The Chestnut Man is a crime-drama TV series created by Søren Sveistrup, Dorte W. Høgh, David Sandreuter, Mikkel Serup, directed by Mikkel Serup, and starring Danica Curcic, Mikkel Boe Følsgaard, and Iben Dorner, alongside other cast members. The series has 6 episodes, each around an hour long.
Netflix describes the series as:
At a grisly murder scene sits a figurine made of chestnuts. From this creepy clue, two detectives hunt a killer linked to a politician’s missing child.
The Chestnut Man, a Danish TV show, starts with a grisly murder. Well, quite a few. We also see plenty of “chestnut man” figurines all over the place around the crime scene. We then see our protagonist, Thulin, who is having a no-strings-attached relationship and has a young daughter. She’s a detective who is thinking of shifting to cybercrime. But before that can happen, she is given the task to look into a murder of a woman in Husum.

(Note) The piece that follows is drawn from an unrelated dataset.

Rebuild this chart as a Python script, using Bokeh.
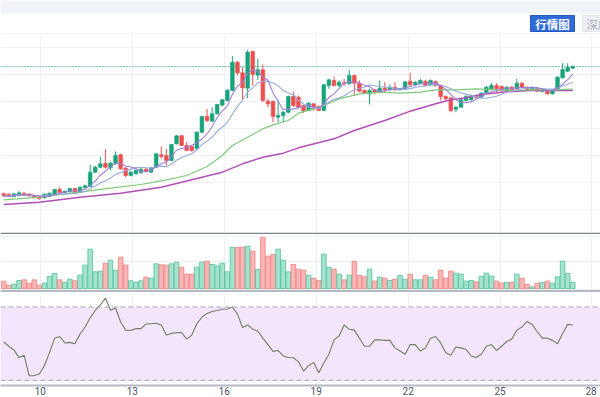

Danish shows are always interesting to watch. Last year’s Equinox was a confusing little puzzle that gave me chills down my spine. That one, too, starred Danica Curcic. From the start of The Chestnut Man, the series creates a compelling atmosphere. The crime scenes are gruesome, and the mystery tight.
As Thulin finds the dead woman in the playground, she also finds a tiny chestnut man beside her. The fiancé seems like a promising lead, but will it lead anywhere? Well, The Chestnut Man is more complicated than that. Before long, Kristine Hartung’s fingerprint comes up on the chestnut man – two cases that couldn’t be any more different. Yet… they seem to be connected.
From the first episode itself, The Chestnut Man does a good job at creating the mystery and keeping it alive. As always, the episodes end on cliffhangers and thus you’re compelled to keep on watching in order to understand what the heck is actually going on. The cases and situations are also quite gory so there isn’t much room for boredom.
As the series goes on and more bodies pile up, The Chestnut Man becomes more and more complex, but in the most delightful way. It is very difficult to understand who is carrying out the crimes or why it is happening. Also, what does any of this have to do with Kristine? We don’t know. The gruesomeness and complexity with which the perpetrator picks their victims make you wonder a lot of things. But especially how much people drop the ball when it comes to children.
There are some scenes that might trigger some people so I’d highly recommend being wary. The Chestnut Man, with its various avenues and thrilling moments, does not falter from bringing forth difficult issues and the evils of society. However, you are left to wonder whom to root for throughout its runtime. Is this the work of a vigilante or someone with deeper issues? Does this person want a change in society through the worst routes possible? Well, I can’t tell you that, can I?
The Chestnut Man not only focuses on the complicated cases, but it also slightly focuses on Thulin’s life as well. It’s not easy being a single mother and she cannot hold on to a relationship for too long. Even though her current flame seems like a good person, she pushes him away when he gets too close for comfort. Is it because of her work? Or is it just something that she’s just wired to do? How do these cases affect her?
Danica Curcic and Mikkel Boe Følsgaard as Naia Thulin and Mark Hess are great. Their chemistry is excellent and they bounce off ideas off each other excellently. It’s wonderful to watch them work together. Hess gives off Sherlock vibes sometimes, with the dead pig beating in the morgue (well, kind of). The others in this grim tale are great as well.
Summing up: The Chestnut Man
The Chestnut Man is moderately paced but keeps you at the edge of your seat throughout. The twists and turns that the series brings forth is shocking and interesting and there’s just enough blood and gore to keep things spicy. All in all, this one’s quite entertaining.
The Chestnut Man is streaming on Netflix.